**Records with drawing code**
╔══

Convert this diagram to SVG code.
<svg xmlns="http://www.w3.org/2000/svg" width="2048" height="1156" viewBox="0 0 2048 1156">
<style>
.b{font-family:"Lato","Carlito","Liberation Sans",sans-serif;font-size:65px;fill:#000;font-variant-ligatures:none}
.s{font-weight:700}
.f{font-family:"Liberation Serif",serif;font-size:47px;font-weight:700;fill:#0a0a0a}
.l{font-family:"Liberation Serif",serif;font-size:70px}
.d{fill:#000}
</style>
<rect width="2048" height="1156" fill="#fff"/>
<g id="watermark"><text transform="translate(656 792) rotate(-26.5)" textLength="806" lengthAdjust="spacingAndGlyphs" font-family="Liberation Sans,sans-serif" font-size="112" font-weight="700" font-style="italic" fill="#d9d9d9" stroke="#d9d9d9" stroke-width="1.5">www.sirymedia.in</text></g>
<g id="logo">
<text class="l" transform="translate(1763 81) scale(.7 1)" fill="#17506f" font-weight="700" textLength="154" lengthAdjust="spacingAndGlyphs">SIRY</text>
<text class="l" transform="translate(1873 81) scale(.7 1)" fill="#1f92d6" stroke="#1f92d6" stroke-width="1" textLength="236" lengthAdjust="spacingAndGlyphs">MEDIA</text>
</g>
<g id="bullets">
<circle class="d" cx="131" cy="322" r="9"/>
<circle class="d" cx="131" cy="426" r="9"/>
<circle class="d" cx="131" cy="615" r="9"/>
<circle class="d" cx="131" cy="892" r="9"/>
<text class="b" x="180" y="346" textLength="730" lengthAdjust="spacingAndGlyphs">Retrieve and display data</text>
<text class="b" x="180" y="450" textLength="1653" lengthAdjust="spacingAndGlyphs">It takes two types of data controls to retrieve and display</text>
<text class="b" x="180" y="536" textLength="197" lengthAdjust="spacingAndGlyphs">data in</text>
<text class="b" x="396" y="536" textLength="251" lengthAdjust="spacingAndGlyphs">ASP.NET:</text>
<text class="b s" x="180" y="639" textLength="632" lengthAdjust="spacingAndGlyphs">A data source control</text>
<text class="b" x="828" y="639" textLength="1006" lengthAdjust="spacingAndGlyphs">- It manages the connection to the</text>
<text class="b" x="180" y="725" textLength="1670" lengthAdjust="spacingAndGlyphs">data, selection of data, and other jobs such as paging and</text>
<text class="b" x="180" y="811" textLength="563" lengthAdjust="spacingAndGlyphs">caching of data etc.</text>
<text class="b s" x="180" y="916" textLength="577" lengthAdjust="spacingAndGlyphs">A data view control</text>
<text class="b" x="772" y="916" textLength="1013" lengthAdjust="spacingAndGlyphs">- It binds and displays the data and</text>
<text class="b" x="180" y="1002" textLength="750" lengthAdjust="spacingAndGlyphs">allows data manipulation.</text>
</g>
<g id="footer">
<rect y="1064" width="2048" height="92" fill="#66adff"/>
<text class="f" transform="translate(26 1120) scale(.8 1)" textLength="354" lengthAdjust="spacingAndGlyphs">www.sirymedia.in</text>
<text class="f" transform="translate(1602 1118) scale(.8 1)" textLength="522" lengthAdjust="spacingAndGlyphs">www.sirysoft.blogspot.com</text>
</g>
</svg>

╚══
╔══

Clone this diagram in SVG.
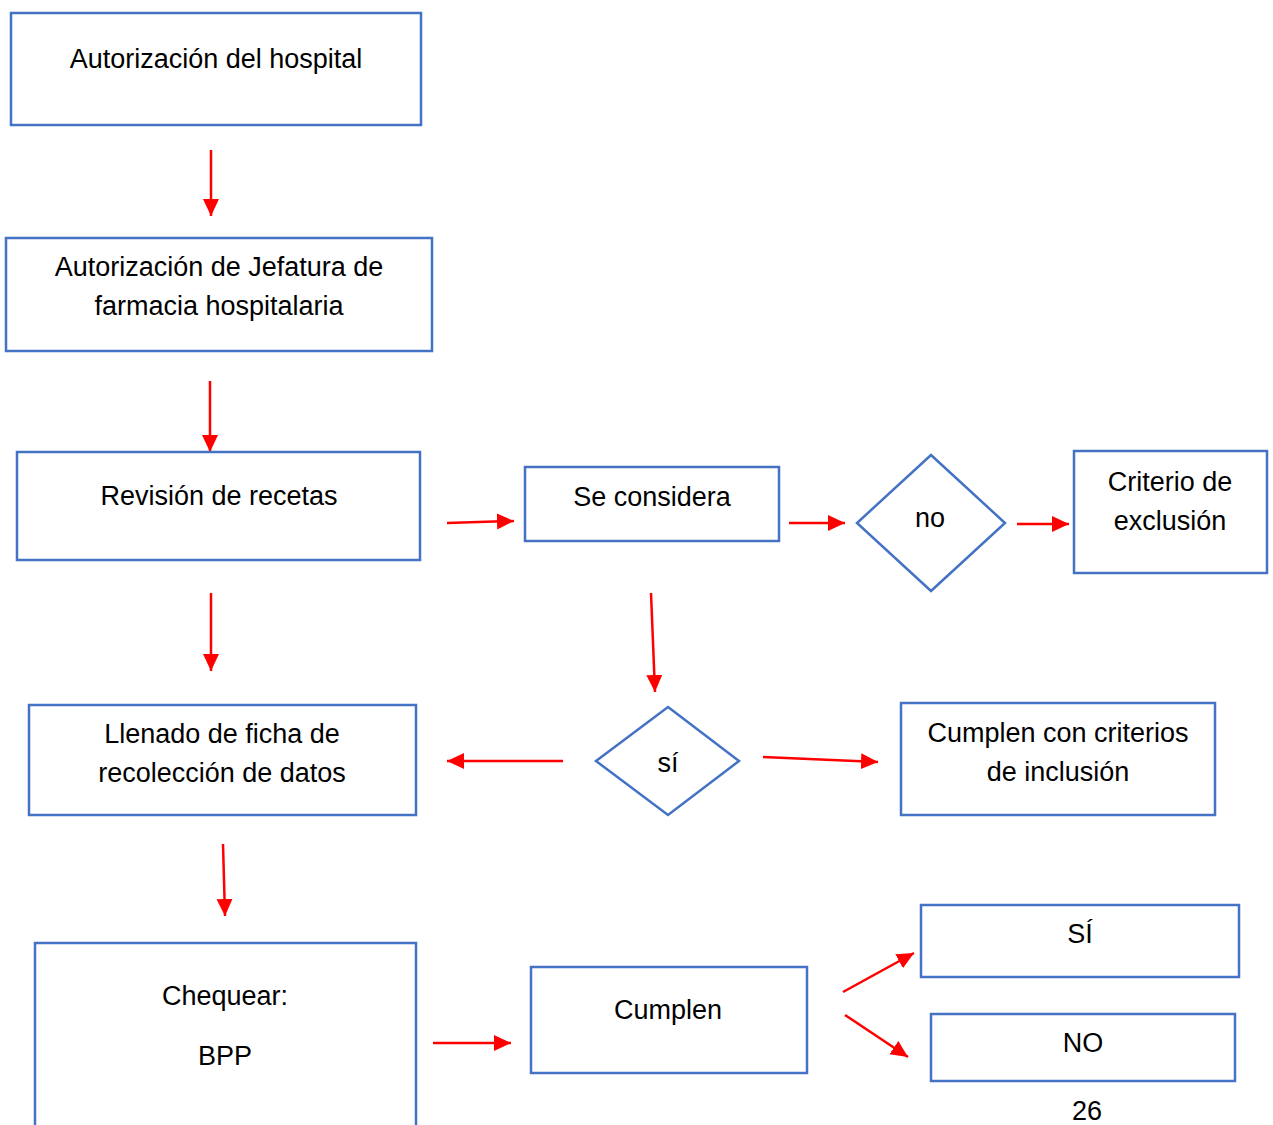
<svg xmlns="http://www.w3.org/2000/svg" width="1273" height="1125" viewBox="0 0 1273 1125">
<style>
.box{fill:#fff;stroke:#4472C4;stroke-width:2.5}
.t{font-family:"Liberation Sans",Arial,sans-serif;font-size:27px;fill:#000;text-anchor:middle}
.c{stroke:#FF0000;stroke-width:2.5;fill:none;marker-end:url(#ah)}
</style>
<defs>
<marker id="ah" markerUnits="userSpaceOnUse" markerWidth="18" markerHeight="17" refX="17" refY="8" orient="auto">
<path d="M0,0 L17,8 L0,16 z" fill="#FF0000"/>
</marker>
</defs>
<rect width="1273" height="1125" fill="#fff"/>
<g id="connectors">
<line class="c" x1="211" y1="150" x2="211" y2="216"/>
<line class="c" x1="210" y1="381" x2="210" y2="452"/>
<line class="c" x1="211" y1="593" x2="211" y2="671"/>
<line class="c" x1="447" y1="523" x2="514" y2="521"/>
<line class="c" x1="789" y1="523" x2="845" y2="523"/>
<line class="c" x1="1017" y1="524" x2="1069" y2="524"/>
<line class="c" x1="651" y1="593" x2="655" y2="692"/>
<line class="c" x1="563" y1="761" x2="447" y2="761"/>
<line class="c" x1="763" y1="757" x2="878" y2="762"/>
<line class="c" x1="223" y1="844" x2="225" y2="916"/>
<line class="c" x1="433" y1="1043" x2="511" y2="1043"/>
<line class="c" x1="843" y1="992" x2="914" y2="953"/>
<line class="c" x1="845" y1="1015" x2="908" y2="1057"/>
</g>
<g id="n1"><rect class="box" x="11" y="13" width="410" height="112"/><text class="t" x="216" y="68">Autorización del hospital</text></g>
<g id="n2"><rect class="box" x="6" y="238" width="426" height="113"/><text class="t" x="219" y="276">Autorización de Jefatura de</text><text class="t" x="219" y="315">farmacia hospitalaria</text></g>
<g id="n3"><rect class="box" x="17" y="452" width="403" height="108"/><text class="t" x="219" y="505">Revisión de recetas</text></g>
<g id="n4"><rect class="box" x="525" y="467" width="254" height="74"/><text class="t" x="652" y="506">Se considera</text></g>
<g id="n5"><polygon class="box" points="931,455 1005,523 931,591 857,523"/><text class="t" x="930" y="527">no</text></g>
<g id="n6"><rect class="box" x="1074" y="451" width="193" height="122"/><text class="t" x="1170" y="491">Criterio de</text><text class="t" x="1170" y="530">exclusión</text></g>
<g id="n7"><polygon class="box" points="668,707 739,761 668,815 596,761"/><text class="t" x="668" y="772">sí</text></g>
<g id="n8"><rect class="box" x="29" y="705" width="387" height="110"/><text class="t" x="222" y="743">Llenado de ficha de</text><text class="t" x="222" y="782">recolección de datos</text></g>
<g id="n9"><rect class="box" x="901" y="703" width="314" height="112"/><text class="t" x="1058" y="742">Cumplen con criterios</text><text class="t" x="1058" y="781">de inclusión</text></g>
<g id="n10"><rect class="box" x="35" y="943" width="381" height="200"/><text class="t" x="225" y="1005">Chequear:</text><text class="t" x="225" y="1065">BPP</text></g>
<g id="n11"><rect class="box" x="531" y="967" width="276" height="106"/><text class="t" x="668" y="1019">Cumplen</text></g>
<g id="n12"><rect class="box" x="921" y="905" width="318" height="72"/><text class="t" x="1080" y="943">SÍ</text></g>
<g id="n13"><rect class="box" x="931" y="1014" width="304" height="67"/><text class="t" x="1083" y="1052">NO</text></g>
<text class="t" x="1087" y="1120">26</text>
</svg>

╚══

**Task to carry out**
Keep only those lines of the records that hold "diagram", and return them.

**Solution to the problem**
Convert this diagram to SVG code.
Clone this diagram in SVG.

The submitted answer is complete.